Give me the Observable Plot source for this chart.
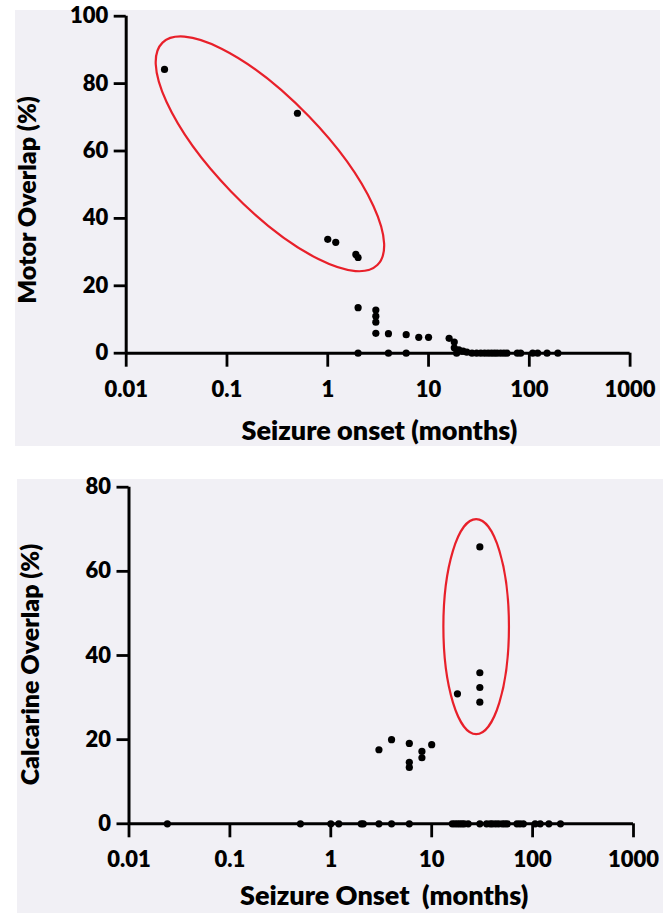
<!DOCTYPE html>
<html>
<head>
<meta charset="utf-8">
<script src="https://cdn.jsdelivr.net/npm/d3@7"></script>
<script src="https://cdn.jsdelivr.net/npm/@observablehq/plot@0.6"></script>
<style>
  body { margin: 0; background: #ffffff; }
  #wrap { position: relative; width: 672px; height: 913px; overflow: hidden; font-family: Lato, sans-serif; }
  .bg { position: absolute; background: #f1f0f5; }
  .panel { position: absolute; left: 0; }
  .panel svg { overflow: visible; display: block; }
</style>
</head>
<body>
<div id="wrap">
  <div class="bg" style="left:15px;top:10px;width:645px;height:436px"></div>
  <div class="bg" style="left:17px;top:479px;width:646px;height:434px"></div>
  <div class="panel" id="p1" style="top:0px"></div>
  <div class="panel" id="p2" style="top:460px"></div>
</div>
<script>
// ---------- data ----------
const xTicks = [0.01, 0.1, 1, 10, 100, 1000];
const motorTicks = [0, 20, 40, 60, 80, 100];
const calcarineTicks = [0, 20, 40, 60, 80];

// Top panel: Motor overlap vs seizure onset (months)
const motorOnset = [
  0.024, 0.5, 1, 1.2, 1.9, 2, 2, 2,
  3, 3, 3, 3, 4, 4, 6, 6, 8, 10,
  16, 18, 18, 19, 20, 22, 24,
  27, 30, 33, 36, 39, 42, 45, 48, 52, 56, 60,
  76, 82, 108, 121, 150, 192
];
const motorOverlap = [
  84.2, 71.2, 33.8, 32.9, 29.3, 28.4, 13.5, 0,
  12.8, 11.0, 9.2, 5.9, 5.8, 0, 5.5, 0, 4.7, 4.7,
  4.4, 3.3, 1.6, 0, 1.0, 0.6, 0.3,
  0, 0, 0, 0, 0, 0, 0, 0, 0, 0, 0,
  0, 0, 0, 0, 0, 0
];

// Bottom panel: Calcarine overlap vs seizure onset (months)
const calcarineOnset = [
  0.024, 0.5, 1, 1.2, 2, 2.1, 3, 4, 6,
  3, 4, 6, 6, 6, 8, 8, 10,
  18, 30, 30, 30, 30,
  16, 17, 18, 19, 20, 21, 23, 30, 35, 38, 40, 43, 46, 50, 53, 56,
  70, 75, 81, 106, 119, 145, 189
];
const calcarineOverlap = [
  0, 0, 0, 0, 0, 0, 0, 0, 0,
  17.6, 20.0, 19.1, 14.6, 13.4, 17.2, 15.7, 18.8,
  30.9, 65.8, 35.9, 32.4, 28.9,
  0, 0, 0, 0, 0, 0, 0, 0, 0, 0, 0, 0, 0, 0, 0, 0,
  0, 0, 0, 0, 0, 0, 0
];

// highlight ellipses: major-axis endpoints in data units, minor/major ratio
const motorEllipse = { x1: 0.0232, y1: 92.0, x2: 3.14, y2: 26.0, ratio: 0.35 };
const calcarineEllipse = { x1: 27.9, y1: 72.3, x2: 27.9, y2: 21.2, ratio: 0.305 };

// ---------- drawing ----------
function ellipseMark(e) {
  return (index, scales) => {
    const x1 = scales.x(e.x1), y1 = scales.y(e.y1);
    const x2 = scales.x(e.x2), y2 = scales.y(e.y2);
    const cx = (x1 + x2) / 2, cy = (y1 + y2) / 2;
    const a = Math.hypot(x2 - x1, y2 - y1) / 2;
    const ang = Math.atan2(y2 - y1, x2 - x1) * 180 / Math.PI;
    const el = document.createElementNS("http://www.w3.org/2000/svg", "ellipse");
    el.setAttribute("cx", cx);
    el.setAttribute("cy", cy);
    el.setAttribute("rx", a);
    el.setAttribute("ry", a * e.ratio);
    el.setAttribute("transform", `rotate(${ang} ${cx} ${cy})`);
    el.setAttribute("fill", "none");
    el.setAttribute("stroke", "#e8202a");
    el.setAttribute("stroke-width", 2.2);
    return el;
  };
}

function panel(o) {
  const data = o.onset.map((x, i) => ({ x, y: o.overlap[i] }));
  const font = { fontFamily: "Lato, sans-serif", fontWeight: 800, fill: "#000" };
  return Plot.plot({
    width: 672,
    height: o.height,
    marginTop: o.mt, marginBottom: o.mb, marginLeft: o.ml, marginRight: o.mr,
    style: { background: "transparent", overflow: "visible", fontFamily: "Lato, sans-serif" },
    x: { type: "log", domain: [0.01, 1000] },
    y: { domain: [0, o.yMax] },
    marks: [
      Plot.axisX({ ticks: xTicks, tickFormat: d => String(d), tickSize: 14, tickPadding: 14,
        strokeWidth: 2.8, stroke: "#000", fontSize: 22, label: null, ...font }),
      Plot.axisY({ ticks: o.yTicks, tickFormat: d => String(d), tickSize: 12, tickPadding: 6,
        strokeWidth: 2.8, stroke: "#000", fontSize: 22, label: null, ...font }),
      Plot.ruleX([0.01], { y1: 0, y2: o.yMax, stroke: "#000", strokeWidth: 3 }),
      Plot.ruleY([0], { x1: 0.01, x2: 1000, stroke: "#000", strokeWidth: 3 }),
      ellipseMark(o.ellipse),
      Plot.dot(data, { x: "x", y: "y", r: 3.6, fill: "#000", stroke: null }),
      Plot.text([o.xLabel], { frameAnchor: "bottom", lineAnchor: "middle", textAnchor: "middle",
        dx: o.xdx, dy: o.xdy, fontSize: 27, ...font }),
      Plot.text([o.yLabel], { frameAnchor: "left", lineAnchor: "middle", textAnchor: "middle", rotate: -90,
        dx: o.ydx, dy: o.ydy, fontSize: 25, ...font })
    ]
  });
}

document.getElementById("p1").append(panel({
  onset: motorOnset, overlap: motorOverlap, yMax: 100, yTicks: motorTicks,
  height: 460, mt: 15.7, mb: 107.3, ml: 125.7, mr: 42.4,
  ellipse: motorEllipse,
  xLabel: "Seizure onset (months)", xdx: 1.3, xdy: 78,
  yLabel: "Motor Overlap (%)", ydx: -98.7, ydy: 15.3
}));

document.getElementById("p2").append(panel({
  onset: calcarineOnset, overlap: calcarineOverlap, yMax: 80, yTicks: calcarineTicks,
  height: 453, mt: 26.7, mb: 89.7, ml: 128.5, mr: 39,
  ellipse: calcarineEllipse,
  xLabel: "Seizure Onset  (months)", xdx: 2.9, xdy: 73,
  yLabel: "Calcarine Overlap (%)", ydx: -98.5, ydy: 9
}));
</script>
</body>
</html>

——————

* _Task details_
Leave the pictures out and reproduce exactly the lines from the top of the listing above through the line with "const calcarineTicks = [0, 20, 40, 60, 80];".

* _Answer to the problem_
Give me the Observable Plot source for this chart.
<!DOCTYPE html>
<html>
<head>
<meta charset="utf-8">
<script src="https://cdn.jsdelivr.net/npm/d3@7"></script>
<script src="https://cdn.jsdelivr.net/npm/@observablehq/plot@0.6"></script>
<style>
  body { margin: 0; background: #ffffff; }
  #wrap { position: relative; width: 672px; height: 913px; overflow: hidden; font-family: Lato, sans-serif; }
  .bg { position: absolute; background: #f1f0f5; }
  .panel { position: absolute; left: 0; }
  .panel svg { overflow: visible; display: block; }
</style>
</head>
<body>
<div id="wrap">
  <div class="bg" style="left:15px;top:10px;width:645px;height:436px"></div>
  <div class="bg" style="left:17px;top:479px;width:646px;height:434px"></div>
  <div class="panel" id="p1" style="top:0px"></div>
  <div class="panel" id="p2" style="top:460px"></div>
</div>
<script>
// ---------- data ----------
const xTicks = [0.01, 0.1, 1, 10, 100, 1000];
const motorTicks = [0, 20, 40, 60, 80, 100];
const calcarineTicks = [0, 20, 40, 60, 80];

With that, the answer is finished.